* [GIVEN INSTRUCTION] Include the line with "from bokeh.resources import INLINE" and every line before it in the entries below, echoed exactly, but not the pictures.

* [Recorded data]
= = =
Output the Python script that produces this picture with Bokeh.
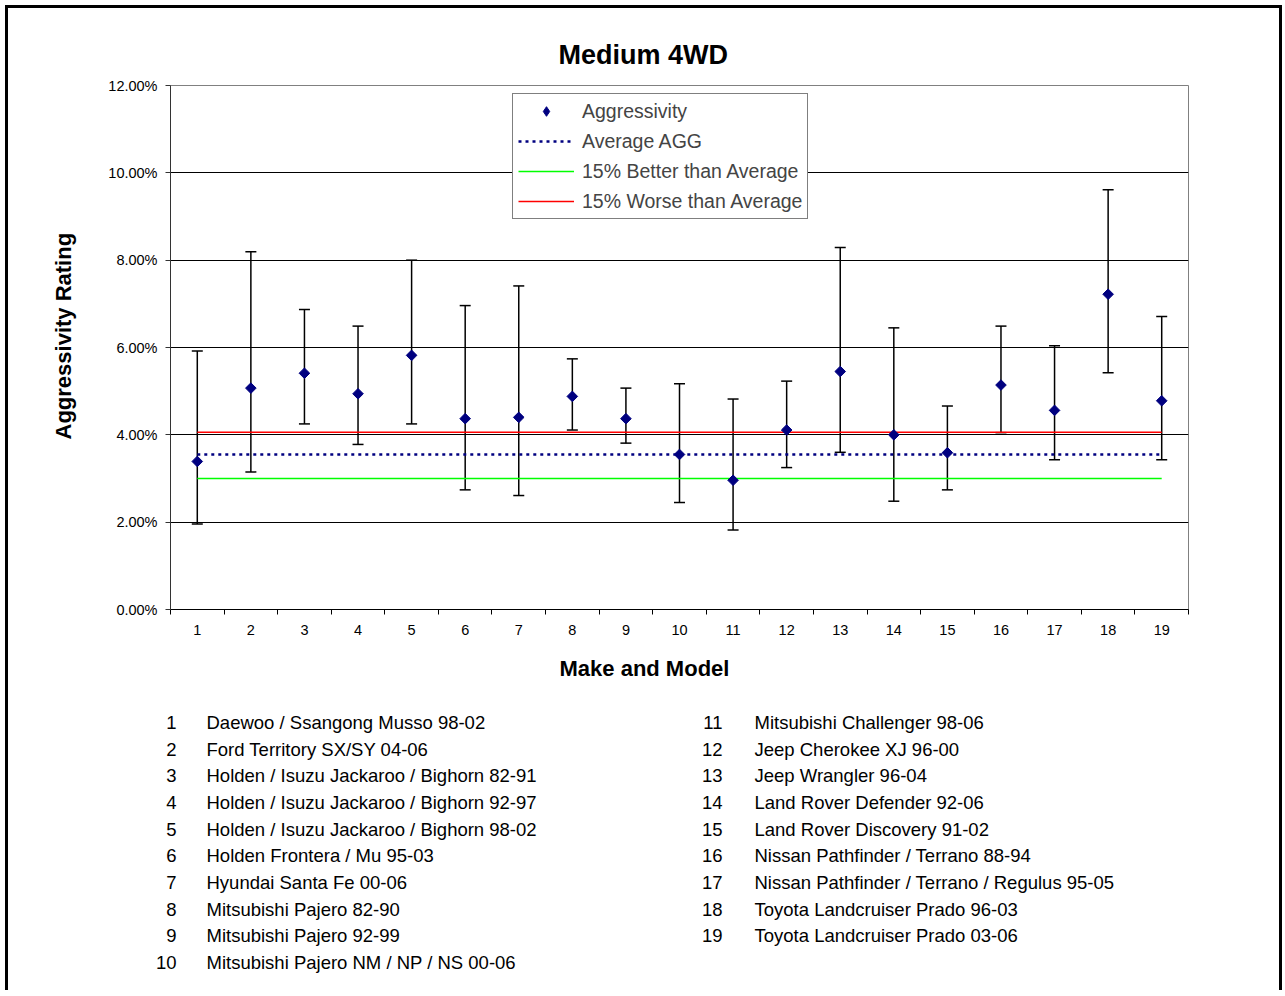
import math
from bokeh.plotting import figure
from bokeh.layouts import column
from bokeh.models import (ColumnDataSource, Whisker, TeeHead, FixedTicker,
                          NumeralTickFormatter, Legend, LegendItem, Range1d, Title)
from bokeh.core.properties import value
from bokeh.embed import file_html
from bokeh.resources import INLINE

# ---------------- data ----------------
categories = list(range(1, 20))
tick_labels = [str(c) for c in categories]
aggressivity = [0.0339, 0.0507, 0.0541, 0.0494, 0.0582, 0.0437, 0.0440, 0.0488, 0.0437, 0.0355,
                0.0296, 0.0411, 0.0545, 0.0400, 0.0359, 0.0514, 0.0456, 0.0722, 0.0478]
upper_ci = [0.0592, 0.0819, 0.0687, 0.0649, 0.0800, 0.0696, 0.0741, 0.0574, 0.0507, 0.0517,
            0.0482, 0.0523, 0.0829, 0.0645, 0.0466, 0.0649, 0.0604, 0.0961, 0.0671]
lower_ci = [0.0196, 0.0315, 0.0425, 0.0378, 0.0425, 0.0274, 0.0261, 0.0411, 0.0381, 0.0245,
            0.0182, 0.0325, 0.0360, 0.0248, 0.0274, 0.0405, 0.0343, 0.0542, 0.0343]
average_agg = 0.0355
better_than_avg = 0.0300
worse_than_avg = 0.0406
y_ticks = [0.0, 0.02, 0.04, 0.06, 0.08, 0.10, 0.12]
models = [
    "Daewoo / Ssangong Musso 98-02",
    "Ford Territory SX/SY 04-06",
    "Holden / Isuzu Jackaroo / Bighorn 82-91",
    "Holden / Isuzu Jackaroo / Bighorn 92-97",
    "Holden / Isuzu Jackaroo / Bighorn 98-02",
    "Holden  Frontera / Mu 95-03",
    "Hyundai Santa Fe 00-06",
    "Mitsubishi Pajero 82-90",
    "Mitsubishi Pajero 92-99",
    "Mitsubishi Pajero NM / NP / NS 00-06",
    "Mitsubishi Challenger 98-06",
    "Jeep Cherokee XJ 96-00",
    "Jeep Wrangler 96-04",
    "Land Rover Defender 92-06",
    "Land Rover Discovery 91-02",
    "Nissan  Pathfinder / Terrano  88-94",
    "Nissan Pathfinder / Terrano / Regulus 95-05",
    "Toyota Landcruiser Prado 96-03",
    "Toyota Landcruiser Prado 03-06",
]

FONT = "Liberation Sans"
W = 1271
H1 = 692
H2 = 293

# ---------------- main chart ----------------
p = figure(width=W, height=H1, output_backend="svg", toolbar_location=None,
           x_range=Range1d(0.5, 19.5), y_range=Range1d(0, 0.12),
           min_border_left=162, min_border_right=91, min_border_top=77, min_border_bottom=90)
p.frame_align = False
p.background_fill_color = "white"
p.border_fill_color = "white"
p.outline_line_color = "#808080"
p.outline_line_width = 1

p.title = Title(text="Medium 4WD", align="left", offset=388, standoff=32,
                text_font=FONT, text_font_size="27px", text_font_style="bold", text_color="black")

# axes
p.xaxis.ticker = FixedTicker(ticks=categories, minor_ticks=[c - 0.5 for c in categories] + [19.5])
p.xaxis.major_label_overrides = {c: t for c, t in zip(categories, tick_labels)}
p.xaxis.major_tick_out = 0
p.xaxis.major_tick_in = 0
p.xaxis.minor_tick_out = 5
p.xaxis.minor_tick_in = 0
p.xaxis.minor_tick_line_color = "#000000"
p.xaxis.axis_line_color = "#000000"
p.xaxis.major_label_standoff = 10
p.yaxis.ticker = FixedTicker(ticks=y_ticks, minor_ticks=[])
p.yaxis.formatter = NumeralTickFormatter(format="0.00%")
p.yaxis.major_tick_out = 5
p.yaxis.major_tick_in = 0
p.yaxis.minor_tick_out = 0
p.yaxis.minor_tick_in = 0
p.yaxis.axis_line_color = "#333333"
p.yaxis.major_tick_line_color = "#333333"
p.yaxis.major_label_standoff = 8
for ax in (p.xaxis, p.yaxis):
    ax.major_label_text_font = FONT
    ax.major_label_text_font_size = "14.5px"
    ax.major_label_text_color = "#000000"

p.add_layout(Title(text="Make and Model", align="left", offset=389, standoff=36,
                   vertical_align="top", text_font=FONT, text_font_size="22px",
                   text_font_style="bold", text_color="black"), "below")
p.add_layout(Title(text="Aggressivity Rating", align="left", offset=170, standoff=59,
                   text_font=FONT, text_font_size="22px",
                   text_font_style="bold", text_color="black"), "left")

p.xgrid.visible = False
p.ygrid.ticker = FixedTicker(ticks=y_ticks)
p.ygrid.grid_line_color = "#000000"
p.ygrid.grid_line_width = 1

# reference lines
l_avg = p.line(categories, [average_agg] * len(categories), line_color="#000080",
               line_width=2.5, line_dash="3 4")
l_better = p.line(categories, [better_than_avg] * len(categories), line_color="#00FF00", line_width=1.5)
l_worse = p.line(categories, [worse_than_avg] * len(categories), line_color="#FF0000", line_width=1.5)

# error bars
src = ColumnDataSource(dict(x=categories, y=aggressivity, upper=upper_ci, lower=lower_ci))
whisk = Whisker(base="x", upper="upper", lower="lower", source=src,
                line_color="black", line_width=1.5,
                upper_head=TeeHead(size=11, line_color="black", line_width=1.5),
                lower_head=TeeHead(size=11, line_color="black", line_width=1.5))
p.add_layout(whisk)

pts = p.scatter("x", "y", source=src, marker="square", angle=math.pi / 4, size=7.5,
                fill_color="#000080", line_color="#000080")
# legend-only swatch for the diamond marker: its single point lies outside the visible range
key_src = ColumnDataSource(dict(x=[-10.0], y=[-1.0]))
pts_key = p.scatter("x", "y", source=key_src, marker="diamond", size=10,
                    fill_color="#000080", line_color="#000080")

legend = Legend(items=[
    LegendItem(label="Aggressivity", renderers=[pts_key]),
    LegendItem(label="Average AGG", renderers=[l_avg]),
    LegendItem(label="15% Better than Average", renderers=[l_better]),
    LegendItem(label="15% Worse than Average", renderers=[l_worse]),
], location=(342, 390), border_line_color="black", border_line_width=1,
    label_text_font=FONT, label_text_font_size="19.5px", glyph_width=56, glyph_height=24,
    label_height=24, spacing=6, padding=5, label_standoff=8, margin=0,
    background_fill_color="white", background_fill_alpha=1)
p.add_layout(legend)

# ---------------- model key ----------------
k = figure(width=W, height=H2, output_backend="svg", toolbar_location=None,
           x_range=Range1d(0, W), y_range=Range1d(H2, 0),
           x_axis_type=None, y_axis_type=None, min_border=0,
           min_border_left=0, min_border_right=0, min_border_top=0, min_border_bottom=0)
k.frame_align = False
k.outline_line_color = None
k.xgrid.visible = False
k.ygrid.visible = False
k.background_fill_color = "white"
k.border_fill_color = "white"

row_gap = 26.67
num_x, txt_x, key_y = [], [], []
for i, name in enumerate(models):
    col = 0 if i < 10 else 1
    row = i if i < 10 else i - 10
    num_x.append(168 if col == 0 else 714)
    txt_x.append(198 if col == 0 else 746)
    key_y.append(22 + row * row_gap)

k.text(x=num_x, y=key_y, text=tick_labels, text_font=value(FONT), text_font_size="18.5px",
       text_align="right", text_baseline="middle", text_color="black")
k.text(x=txt_x, y=key_y, text=models, text_font=value(FONT), text_font_size="18.5px",
       text_align="left", text_baseline="middle", text_color="black")

layout = column(p, k, spacing=0, margin=(8, 0, 0, 8),
                styles={"box-shadow": "-3px -3px 0 0 #000000, 3px -3px 0 0 #000000"})

open("out.html", "w").write(file_html(layout, INLINE))
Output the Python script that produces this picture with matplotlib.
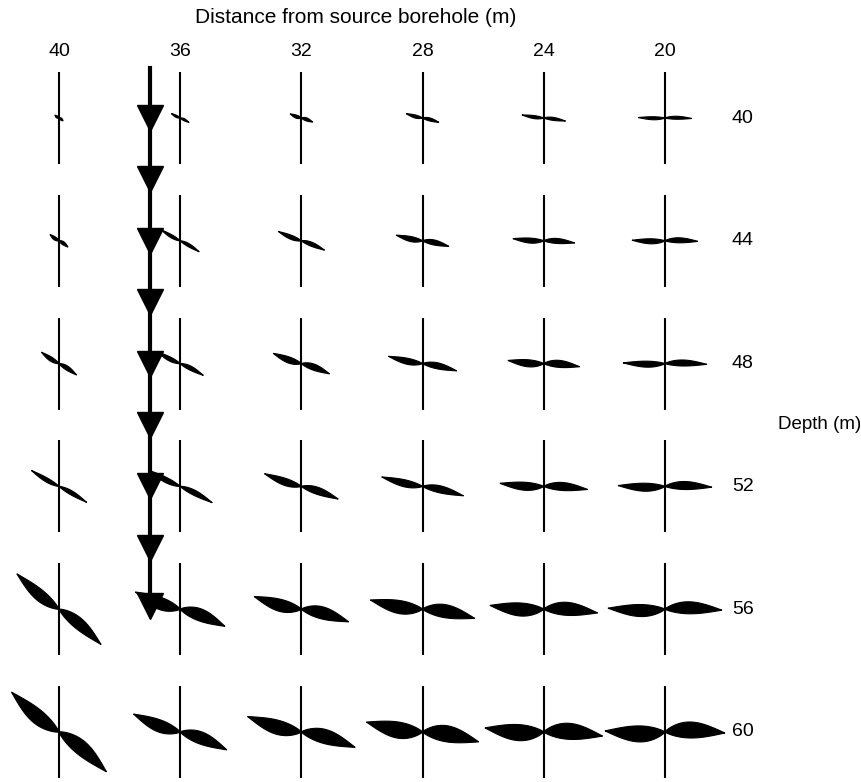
import numpy as np
import matplotlib.pyplot as plt

plt.rcParams['font.family'] = ['Liberation Sans', 'DejaVu Sans']

# receiver grid
distances = [40, 36, 32, 28, 24, 20]          # m from source borehole
depths = [40, 44, 48, 52, 56, 60]             # m

# polarisation tilt (deg, right end down), one row per depth
tilt = np.array([
    [35, 27, 20, 15, 8, 1],
    [35, 30, 22, 12, 4, 1],
    [33, 27, 20, 12, 5, 1],
    [30, 27, 19, 13, 4, 1],
    [40, 21, 15, 10, 4, 1],
    [40, 21, 16, 10, 4, 1],
])
# half length of the particle-motion lobes
amp = np.array([
    [5, 10, 12, 17, 22, 27],
    [11, 22, 25, 27, 31, 33],
    [21, 26, 30, 35, 36, 42],
    [32, 36, 39, 42, 44, 47],
    [55, 48, 49, 53, 54, 57],
    [62, 50, 56, 57, 59, 60],
])
# lobe thickness
thick = np.array([
    [2, 2, 3, 3, 3, 3],
    [3, 3, 4, 5, 5, 5],
    [4, 4, 6, 6, 7, 6],
    [4, 5, 7, 7, 8, 8],
    [11, 12, 12, 13, 13, 12],
    [14, 12, 14, 16, 16, 16],
])

# source string
source_dist = 37.0
source_marks = [40.0, 42.0, 44.0, 46.0, 48.0, 50.0, 52.0, 54.0, 55.9]

# pixels per metre on the page
sx = 30.3
sy = 30.7

fig = plt.figure(figsize=(8.61, 7.82), dpi=100)
ax = fig.add_axes([0, 0, 1, 1])
ax.set_xlim(41.947, 13.53)
ax.set_ylim(61.63, 36.156)
ax.axis('off')


def lobes(d0, z0, ang, L, W):
    t = np.radians(ang)
    e = np.array([np.cos(t), np.sin(t)])
    n = np.array([-np.sin(t), np.cos(t)])
    u = np.linspace(-L, L, 201)
    s = np.abs(u) / L
    h = W / 2 * np.sin(np.pi * s ** 0.8)
    off = -np.sign(u) * 0.3 * h
    top = u[:, None] * e + (off - h)[:, None] * n
    bot = u[:, None] * e + (off + h)[:, None] * n
    pts = np.vstack([top, bot[::-1]])
    return d0 - pts[:, 0] / sx, z0 + pts[:, 1] / sy


for i, z in enumerate(depths):
    for j, d in enumerate(distances):
        ax.plot([d, d], [z - 46 / sy, z + 46 / sy], color='black', lw=1.5,
                solid_capstyle='butt')
        px, pz = lobes(d, z, tilt[i, j], amp[i, j], max(thick[i, j], 1.5))
        ax.fill(px, pz, color='black', lw=0.8, ec='black')

# source line with downward arrows
ax.plot([source_dist, source_dist], [38.37, 55.9], color='black', lw=3)
ax.plot([source_dist] * len(source_marks), source_marks, ls='none',
        marker='v', markersize=19, color='black')

for d in distances:
    ax.text(d, 36.156 + 52 / sy, str(d), ha='center', va='center', fontsize=14)
for z in depths:
    ax.text(41.947 - 732 / sx, z, str(z), ha='left', va='center', fontsize=14)

ax.text(41.947 - 356 / sx, 36.156 + 18 / sy, 'Distance from source borehole (m)',
        ha='center', va='center', fontsize=15)
ax.text(41.947 - 778 / sx, 36.156 + 425 / sy, 'Depth (m)',
        ha='left', va='center', fontsize=13.5)

fig.savefig('out.png', dpi=100)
= = =
* [EXERCISE ANSWER]
Output the Python script that produces this picture with Bokeh.
import math
from bokeh.plotting import figure
from bokeh.layouts import column
from bokeh.models import (ColumnDataSource, Whisker, TeeHead, FixedTicker,
                          NumeralTickFormatter, Legend, LegendItem, Range1d, Title)
from bokeh.core.properties import value
from bokeh.embed import file_html
from bokeh.resources import INLINE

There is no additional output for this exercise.